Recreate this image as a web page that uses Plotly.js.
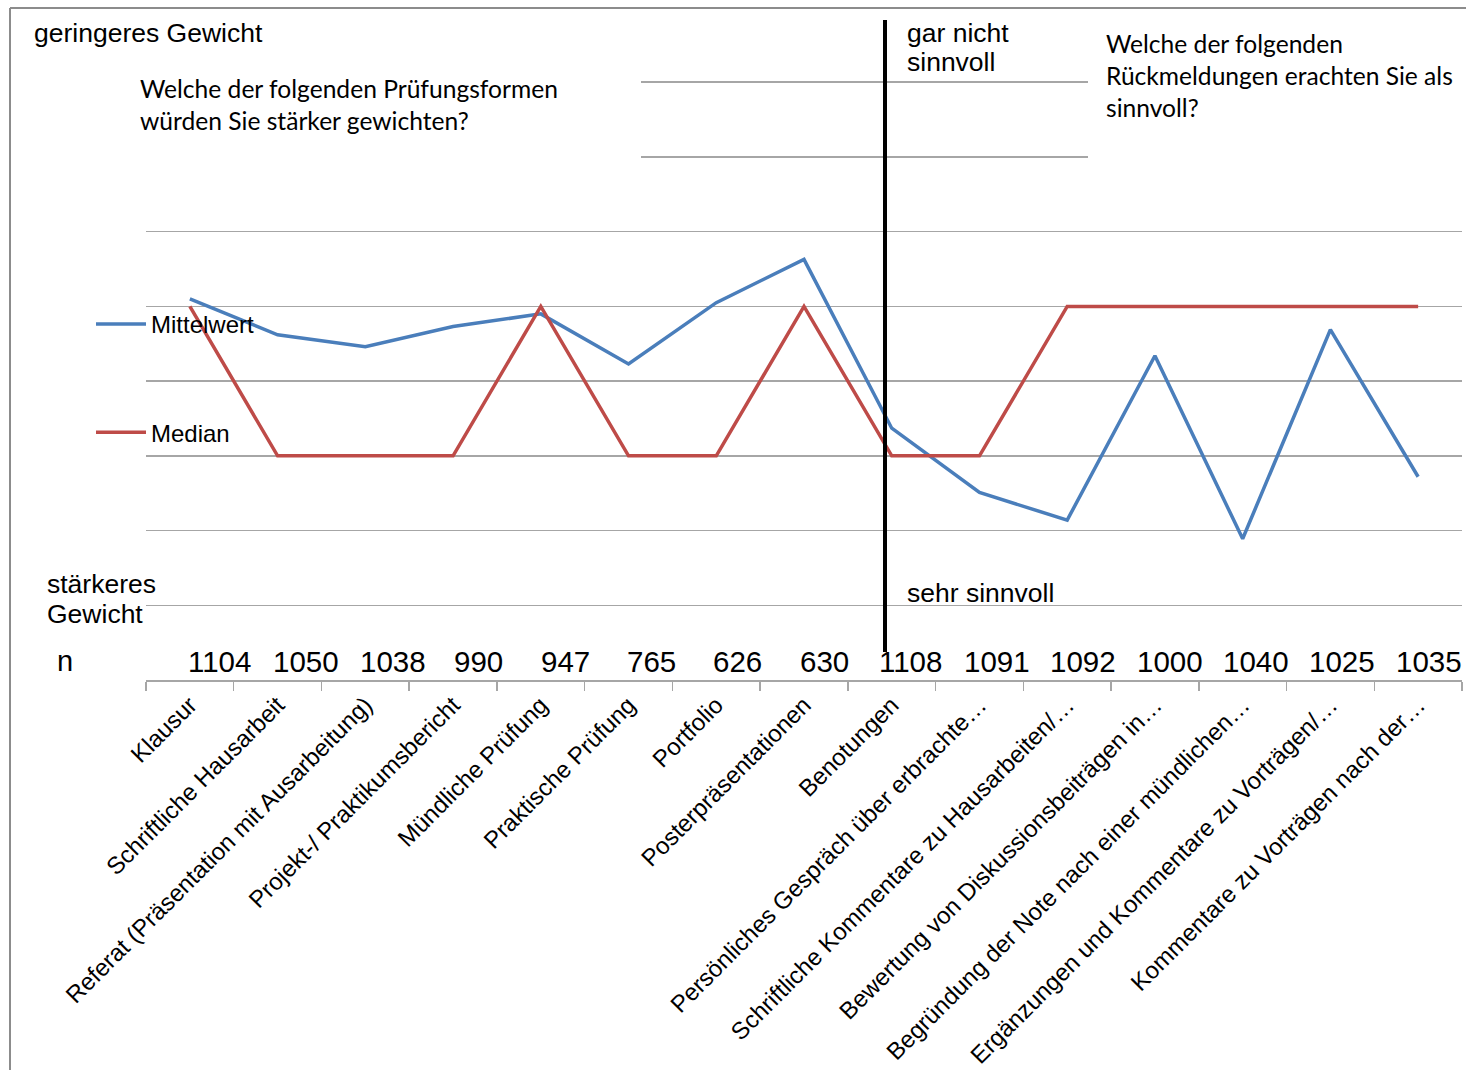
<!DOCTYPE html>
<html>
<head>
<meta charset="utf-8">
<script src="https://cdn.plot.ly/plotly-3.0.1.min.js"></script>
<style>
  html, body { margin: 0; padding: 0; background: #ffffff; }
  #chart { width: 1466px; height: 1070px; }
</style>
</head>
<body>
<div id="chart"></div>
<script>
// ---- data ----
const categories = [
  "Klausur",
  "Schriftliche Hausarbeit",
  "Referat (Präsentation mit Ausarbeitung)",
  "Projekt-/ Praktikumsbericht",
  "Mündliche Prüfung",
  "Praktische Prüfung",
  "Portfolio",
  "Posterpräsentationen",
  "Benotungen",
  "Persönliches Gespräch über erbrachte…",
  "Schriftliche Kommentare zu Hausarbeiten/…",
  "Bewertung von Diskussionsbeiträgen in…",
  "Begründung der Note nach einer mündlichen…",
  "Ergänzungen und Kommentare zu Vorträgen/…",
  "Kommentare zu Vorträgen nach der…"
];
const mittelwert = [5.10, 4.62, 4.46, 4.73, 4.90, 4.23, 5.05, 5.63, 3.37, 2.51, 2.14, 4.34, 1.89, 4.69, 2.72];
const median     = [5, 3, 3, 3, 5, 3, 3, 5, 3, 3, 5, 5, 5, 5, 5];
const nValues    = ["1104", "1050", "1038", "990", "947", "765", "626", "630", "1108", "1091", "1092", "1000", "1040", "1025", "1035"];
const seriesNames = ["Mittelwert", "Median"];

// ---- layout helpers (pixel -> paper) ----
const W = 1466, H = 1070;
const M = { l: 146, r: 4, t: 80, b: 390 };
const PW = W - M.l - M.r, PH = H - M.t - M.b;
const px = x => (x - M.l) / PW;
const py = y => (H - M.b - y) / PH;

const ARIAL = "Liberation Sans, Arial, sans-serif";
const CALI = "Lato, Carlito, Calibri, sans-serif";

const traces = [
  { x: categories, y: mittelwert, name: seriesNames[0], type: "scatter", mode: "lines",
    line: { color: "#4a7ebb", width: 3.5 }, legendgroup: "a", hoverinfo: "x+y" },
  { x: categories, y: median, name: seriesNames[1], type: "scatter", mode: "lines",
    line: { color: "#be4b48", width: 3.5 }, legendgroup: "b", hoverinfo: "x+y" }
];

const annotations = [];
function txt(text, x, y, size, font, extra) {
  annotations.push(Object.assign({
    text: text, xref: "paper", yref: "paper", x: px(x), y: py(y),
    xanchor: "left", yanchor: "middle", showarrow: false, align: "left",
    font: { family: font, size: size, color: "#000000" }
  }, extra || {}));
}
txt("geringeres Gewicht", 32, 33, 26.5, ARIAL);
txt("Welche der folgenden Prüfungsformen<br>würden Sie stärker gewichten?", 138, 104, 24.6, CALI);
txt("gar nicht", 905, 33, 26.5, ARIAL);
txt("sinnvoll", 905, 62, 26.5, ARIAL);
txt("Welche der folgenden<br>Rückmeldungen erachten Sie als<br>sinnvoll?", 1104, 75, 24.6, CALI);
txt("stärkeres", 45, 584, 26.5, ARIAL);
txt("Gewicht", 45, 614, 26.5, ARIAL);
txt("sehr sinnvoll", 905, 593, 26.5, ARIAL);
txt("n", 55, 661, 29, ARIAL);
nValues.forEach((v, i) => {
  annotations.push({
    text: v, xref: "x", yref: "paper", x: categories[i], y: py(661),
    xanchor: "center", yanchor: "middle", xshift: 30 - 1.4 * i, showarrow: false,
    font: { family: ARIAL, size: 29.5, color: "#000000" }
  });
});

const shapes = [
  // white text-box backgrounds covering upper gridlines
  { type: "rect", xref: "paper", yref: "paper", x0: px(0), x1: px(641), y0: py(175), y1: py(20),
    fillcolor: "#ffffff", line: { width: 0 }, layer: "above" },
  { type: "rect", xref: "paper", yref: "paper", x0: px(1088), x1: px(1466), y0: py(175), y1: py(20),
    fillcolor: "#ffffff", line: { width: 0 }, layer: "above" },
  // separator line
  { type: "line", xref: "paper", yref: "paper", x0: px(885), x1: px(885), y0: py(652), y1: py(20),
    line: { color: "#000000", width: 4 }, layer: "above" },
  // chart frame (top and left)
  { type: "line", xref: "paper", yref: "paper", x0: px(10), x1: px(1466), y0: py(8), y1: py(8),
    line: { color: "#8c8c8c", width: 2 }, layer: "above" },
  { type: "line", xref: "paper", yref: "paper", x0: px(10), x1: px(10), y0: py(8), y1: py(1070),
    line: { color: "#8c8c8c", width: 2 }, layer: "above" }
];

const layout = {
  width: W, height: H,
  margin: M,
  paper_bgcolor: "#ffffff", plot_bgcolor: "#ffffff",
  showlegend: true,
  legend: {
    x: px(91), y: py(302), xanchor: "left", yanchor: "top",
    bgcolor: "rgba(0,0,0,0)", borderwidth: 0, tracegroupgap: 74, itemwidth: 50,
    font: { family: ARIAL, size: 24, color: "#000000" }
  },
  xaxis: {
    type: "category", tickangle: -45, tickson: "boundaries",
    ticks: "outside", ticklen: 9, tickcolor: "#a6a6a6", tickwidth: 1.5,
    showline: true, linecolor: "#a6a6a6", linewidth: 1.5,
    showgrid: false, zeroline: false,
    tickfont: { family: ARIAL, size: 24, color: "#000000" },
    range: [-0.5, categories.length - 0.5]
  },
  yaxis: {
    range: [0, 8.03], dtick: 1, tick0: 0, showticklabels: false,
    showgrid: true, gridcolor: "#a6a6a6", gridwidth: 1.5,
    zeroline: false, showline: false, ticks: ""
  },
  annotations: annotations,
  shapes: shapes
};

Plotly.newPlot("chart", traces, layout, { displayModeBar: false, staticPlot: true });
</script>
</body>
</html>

* EXERCISE BRIEF *
Make an exact copy of the whole listing, but don't bring over any pictures.

* THE RESPONSE *
Recreate this image as a web page that uses Plotly.js.
<!DOCTYPE html>
<html>
<head>
<meta charset="utf-8">
<script src="https://cdn.plot.ly/plotly-3.0.1.min.js"></script>
<style>
  html, body { margin: 0; padding: 0; background: #ffffff; }
  #chart { width: 1466px; height: 1070px; }
</style>
</head>
<body>
<div id="chart"></div>
<script>
// ---- data ----
const categories = [
  "Klausur",
  "Schriftliche Hausarbeit",
  "Referat (Präsentation mit Ausarbeitung)",
  "Projekt-/ Praktikumsbericht",
  "Mündliche Prüfung",
  "Praktische Prüfung",
  "Portfolio",
  "Posterpräsentationen",
  "Benotungen",
  "Persönliches Gespräch über erbrachte…",
  "Schriftliche Kommentare zu Hausarbeiten/…",
  "Bewertung von Diskussionsbeiträgen in…",
  "Begründung der Note nach einer mündlichen…",
  "Ergänzungen und Kommentare zu Vorträgen/…",
  "Kommentare zu Vorträgen nach der…"
];
const mittelwert = [5.10, 4.62, 4.46, 4.73, 4.90, 4.23, 5.05, 5.63, 3.37, 2.51, 2.14, 4.34, 1.89, 4.69, 2.72];
const median     = [5, 3, 3, 3, 5, 3, 3, 5, 3, 3, 5, 5, 5, 5, 5];
const nValues    = ["1104", "1050", "1038", "990", "947", "765", "626", "630", "1108", "1091", "1092", "1000", "1040", "1025", "1035"];
const seriesNames = ["Mittelwert", "Median"];

// ---- layout helpers (pixel -> paper) ----
const W = 1466, H = 1070;
const M = { l: 146, r: 4, t: 80, b: 390 };
const PW = W - M.l - M.r, PH = H - M.t - M.b;
const px = x => (x - M.l) / PW;
const py = y => (H - M.b - y) / PH;

const ARIAL = "Liberation Sans, Arial, sans-serif";
const CALI = "Lato, Carlito, Calibri, sans-serif";

const traces = [
  { x: categories, y: mittelwert, name: seriesNames[0], type: "scatter", mode: "lines",
    line: { color: "#4a7ebb", width: 3.5 }, legendgroup: "a", hoverinfo: "x+y" },
  { x: categories, y: median, name: seriesNames[1], type: "scatter", mode: "lines",
    line: { color: "#be4b48", width: 3.5 }, legendgroup: "b", hoverinfo: "x+y" }
];

const annotations = [];
function txt(text, x, y, size, font, extra) {
  annotations.push(Object.assign({
    text: text, xref: "paper", yref: "paper", x: px(x), y: py(y),
    xanchor: "left", yanchor: "middle", showarrow: false, align: "left",
    font: { family: font, size: size, color: "#000000" }
  }, extra || {}));
}
txt("geringeres Gewicht", 32, 33, 26.5, ARIAL);
txt("Welche der folgenden Prüfungsformen<br>würden Sie stärker gewichten?", 138, 104, 24.6, CALI);
txt("gar nicht", 905, 33, 26.5, ARIAL);
txt("sinnvoll", 905, 62, 26.5, ARIAL);
txt("Welche der folgenden<br>Rückmeldungen erachten Sie als<br>sinnvoll?", 1104, 75, 24.6, CALI);
txt("stärkeres", 45, 584, 26.5, ARIAL);
txt("Gewicht", 45, 614, 26.5, ARIAL);
txt("sehr sinnvoll", 905, 593, 26.5, ARIAL);
txt("n", 55, 661, 29, ARIAL);
nValues.forEach((v, i) => {
  annotations.push({
    text: v, xref: "x", yref: "paper", x: categories[i], y: py(661),
    xanchor: "center", yanchor: "middle", xshift: 30 - 1.4 * i, showarrow: false,
    font: { family: ARIAL, size: 29.5, color: "#000000" }
  });
});

const shapes = [
  // white text-box backgrounds covering upper gridlines
  { type: "rect", xref: "paper", yref: "paper", x0: px(0), x1: px(641), y0: py(175), y1: py(20),
    fillcolor: "#ffffff", line: { width: 0 }, layer: "above" },
  { type: "rect", xref: "paper", yref: "paper", x0: px(1088), x1: px(1466), y0: py(175), y1: py(20),
    fillcolor: "#ffffff", line: { width: 0 }, layer: "above" },
  // separator line
  { type: "line", xref: "paper", yref: "paper", x0: px(885), x1: px(885), y0: py(652), y1: py(20),
    line: { color: "#000000", width: 4 }, layer: "above" },
  // chart frame (top and left)
  { type: "line", xref: "paper", yref: "paper", x0: px(10), x1: px(1466), y0: py(8), y1: py(8),
    line: { color: "#8c8c8c", width: 2 }, layer: "above" },
  { type: "line", xref: "paper", yref: "paper", x0: px(10), x1: px(10), y0: py(8), y1: py(1070),
    line: { color: "#8c8c8c", width: 2 }, layer: "above" }
];

const layout = {
  width: W, height: H,
  margin: M,
  paper_bgcolor: "#ffffff", plot_bgcolor: "#ffffff",
  showlegend: true,
  legend: {
    x: px(91), y: py(302), xanchor: "left", yanchor: "top",
    bgcolor: "rgba(0,0,0,0)", borderwidth: 0, tracegroupgap: 74, itemwidth: 50,
    font: { family: ARIAL, size: 24, color: "#000000" }
  },
  xaxis: {
    type: "category", tickangle: -45, tickson: "boundaries",
    ticks: "outside", ticklen: 9, tickcolor: "#a6a6a6", tickwidth: 1.5,
    showline: true, linecolor: "#a6a6a6", linewidth: 1.5,
    showgrid: false, zeroline: false,
    tickfont: { family: ARIAL, size: 24, color: "#000000" },
    range: [-0.5, categories.length - 0.5]
  },
  yaxis: {
    range: [0, 8.03], dtick: 1, tick0: 0, showticklabels: false,
    showgrid: true, gridcolor: "#a6a6a6", gridwidth: 1.5,
    zeroline: false, showline: false, ticks: ""
  },
  annotations: annotations,
  shapes: shapes
};

Plotly.newPlot("chart", traces, layout, { displayModeBar: false, staticPlot: true });
</script>
</body>
</html>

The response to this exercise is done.